#### [Dataset content]
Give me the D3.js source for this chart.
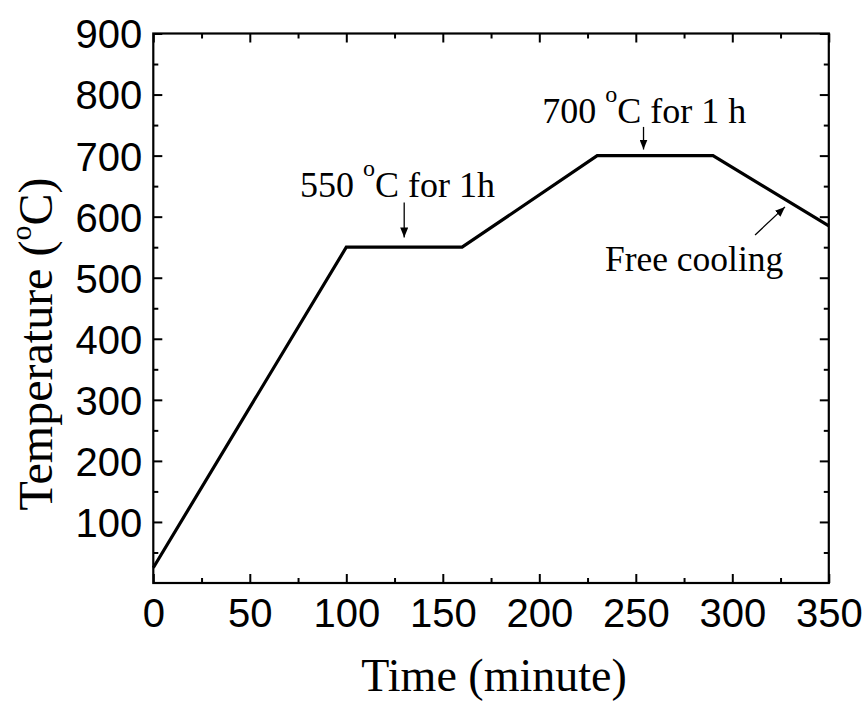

* * *

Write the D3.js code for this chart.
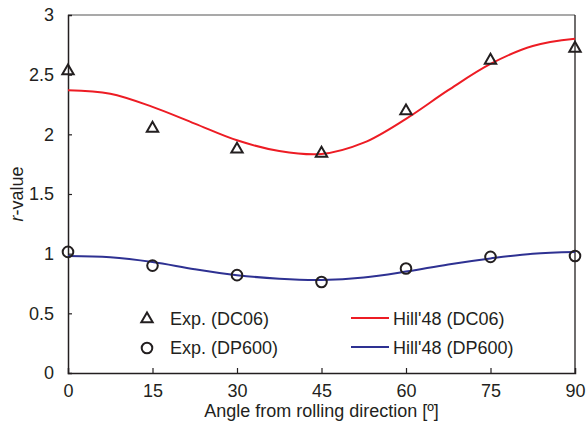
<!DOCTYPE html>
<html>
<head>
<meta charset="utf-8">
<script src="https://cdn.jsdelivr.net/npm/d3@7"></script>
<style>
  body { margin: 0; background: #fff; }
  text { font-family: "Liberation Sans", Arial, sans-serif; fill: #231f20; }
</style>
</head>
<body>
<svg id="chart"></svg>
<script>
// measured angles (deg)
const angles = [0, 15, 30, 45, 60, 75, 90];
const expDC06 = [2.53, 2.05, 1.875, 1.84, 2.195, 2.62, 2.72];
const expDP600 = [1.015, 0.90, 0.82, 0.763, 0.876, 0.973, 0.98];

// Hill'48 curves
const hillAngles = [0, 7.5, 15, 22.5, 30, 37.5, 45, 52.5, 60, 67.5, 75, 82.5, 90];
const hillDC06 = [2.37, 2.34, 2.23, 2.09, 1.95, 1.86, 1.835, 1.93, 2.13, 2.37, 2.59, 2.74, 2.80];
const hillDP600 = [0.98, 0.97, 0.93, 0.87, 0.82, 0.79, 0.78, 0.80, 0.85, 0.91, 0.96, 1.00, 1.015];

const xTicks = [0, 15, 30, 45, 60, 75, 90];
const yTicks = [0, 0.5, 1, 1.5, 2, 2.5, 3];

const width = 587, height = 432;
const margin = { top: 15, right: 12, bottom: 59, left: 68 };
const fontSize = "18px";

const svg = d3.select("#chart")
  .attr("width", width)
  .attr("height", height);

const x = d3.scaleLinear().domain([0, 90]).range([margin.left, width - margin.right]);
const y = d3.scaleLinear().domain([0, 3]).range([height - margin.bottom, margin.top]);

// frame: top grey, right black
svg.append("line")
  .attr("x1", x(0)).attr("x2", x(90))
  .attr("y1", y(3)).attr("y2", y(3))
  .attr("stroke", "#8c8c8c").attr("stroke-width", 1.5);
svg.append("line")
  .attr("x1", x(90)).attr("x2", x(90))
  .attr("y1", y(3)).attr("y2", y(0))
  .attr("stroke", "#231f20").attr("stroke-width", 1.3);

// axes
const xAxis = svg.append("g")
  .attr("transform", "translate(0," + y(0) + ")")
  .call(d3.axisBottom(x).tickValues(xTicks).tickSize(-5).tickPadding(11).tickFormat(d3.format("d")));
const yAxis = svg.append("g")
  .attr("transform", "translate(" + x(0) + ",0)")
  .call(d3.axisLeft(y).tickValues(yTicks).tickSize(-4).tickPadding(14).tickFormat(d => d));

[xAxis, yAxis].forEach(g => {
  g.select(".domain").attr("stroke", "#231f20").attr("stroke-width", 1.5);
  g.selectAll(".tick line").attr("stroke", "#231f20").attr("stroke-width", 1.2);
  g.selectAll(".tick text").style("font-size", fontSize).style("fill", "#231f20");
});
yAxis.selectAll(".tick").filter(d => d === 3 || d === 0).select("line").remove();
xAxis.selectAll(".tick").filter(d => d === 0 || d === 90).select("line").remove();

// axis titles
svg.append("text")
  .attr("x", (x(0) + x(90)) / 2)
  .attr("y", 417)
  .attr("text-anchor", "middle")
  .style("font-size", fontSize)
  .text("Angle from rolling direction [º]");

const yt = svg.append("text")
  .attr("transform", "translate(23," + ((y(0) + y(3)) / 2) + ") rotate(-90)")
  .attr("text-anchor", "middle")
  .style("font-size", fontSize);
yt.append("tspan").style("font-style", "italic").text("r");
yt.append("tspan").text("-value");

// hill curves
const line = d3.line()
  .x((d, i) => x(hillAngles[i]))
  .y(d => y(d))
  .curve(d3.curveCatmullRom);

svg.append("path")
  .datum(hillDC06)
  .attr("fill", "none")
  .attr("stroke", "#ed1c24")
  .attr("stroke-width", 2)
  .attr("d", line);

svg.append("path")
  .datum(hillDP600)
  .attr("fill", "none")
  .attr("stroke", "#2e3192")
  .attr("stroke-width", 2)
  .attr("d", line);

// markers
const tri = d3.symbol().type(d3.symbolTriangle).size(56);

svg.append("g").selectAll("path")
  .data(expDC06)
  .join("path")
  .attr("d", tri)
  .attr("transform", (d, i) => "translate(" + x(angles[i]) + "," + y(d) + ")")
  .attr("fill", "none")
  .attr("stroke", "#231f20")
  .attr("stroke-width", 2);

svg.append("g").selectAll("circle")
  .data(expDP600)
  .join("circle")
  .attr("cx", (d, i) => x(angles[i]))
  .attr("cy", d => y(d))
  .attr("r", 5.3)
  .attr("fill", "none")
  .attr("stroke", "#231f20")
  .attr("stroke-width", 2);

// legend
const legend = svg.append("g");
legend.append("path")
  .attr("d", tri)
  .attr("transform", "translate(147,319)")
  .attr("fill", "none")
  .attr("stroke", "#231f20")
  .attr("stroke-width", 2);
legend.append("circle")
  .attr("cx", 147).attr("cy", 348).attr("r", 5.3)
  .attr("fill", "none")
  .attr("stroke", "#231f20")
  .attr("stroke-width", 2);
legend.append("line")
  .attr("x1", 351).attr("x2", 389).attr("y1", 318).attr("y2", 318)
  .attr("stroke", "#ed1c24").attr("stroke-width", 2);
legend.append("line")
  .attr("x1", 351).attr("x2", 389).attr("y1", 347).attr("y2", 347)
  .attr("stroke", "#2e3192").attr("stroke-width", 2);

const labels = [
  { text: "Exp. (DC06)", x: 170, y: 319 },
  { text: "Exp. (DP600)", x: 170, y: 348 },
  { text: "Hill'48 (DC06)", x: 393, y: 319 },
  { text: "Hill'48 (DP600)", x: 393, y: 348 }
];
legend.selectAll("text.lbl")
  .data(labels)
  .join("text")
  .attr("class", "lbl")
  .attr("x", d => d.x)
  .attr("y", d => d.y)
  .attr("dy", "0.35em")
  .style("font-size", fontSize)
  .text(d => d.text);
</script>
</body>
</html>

...

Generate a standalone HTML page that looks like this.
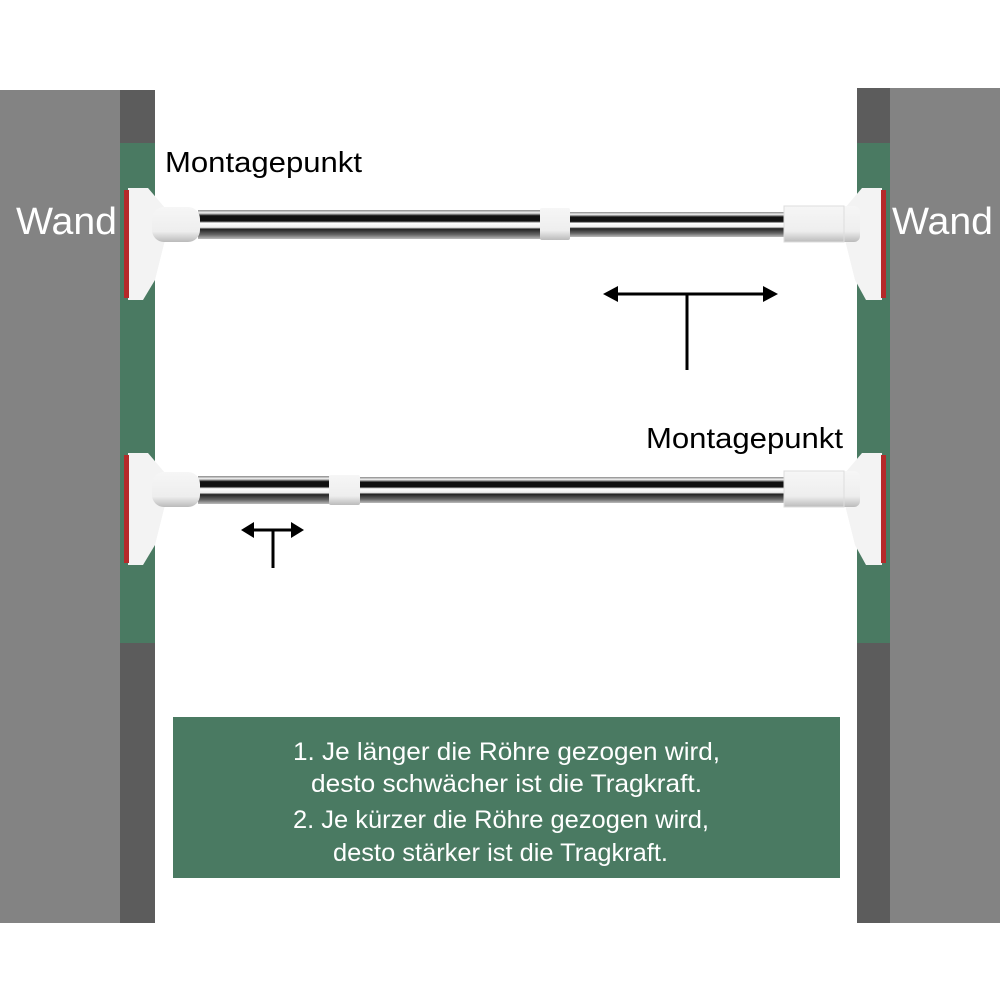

#### [Short task]
Gather every line from the listing above in which "this" appears, and copy those lines.

#### [Finished task]
Give me the D3.js source for this chart.
Write the D3.js code for this chart.
Generate a standalone HTML page that looks like this.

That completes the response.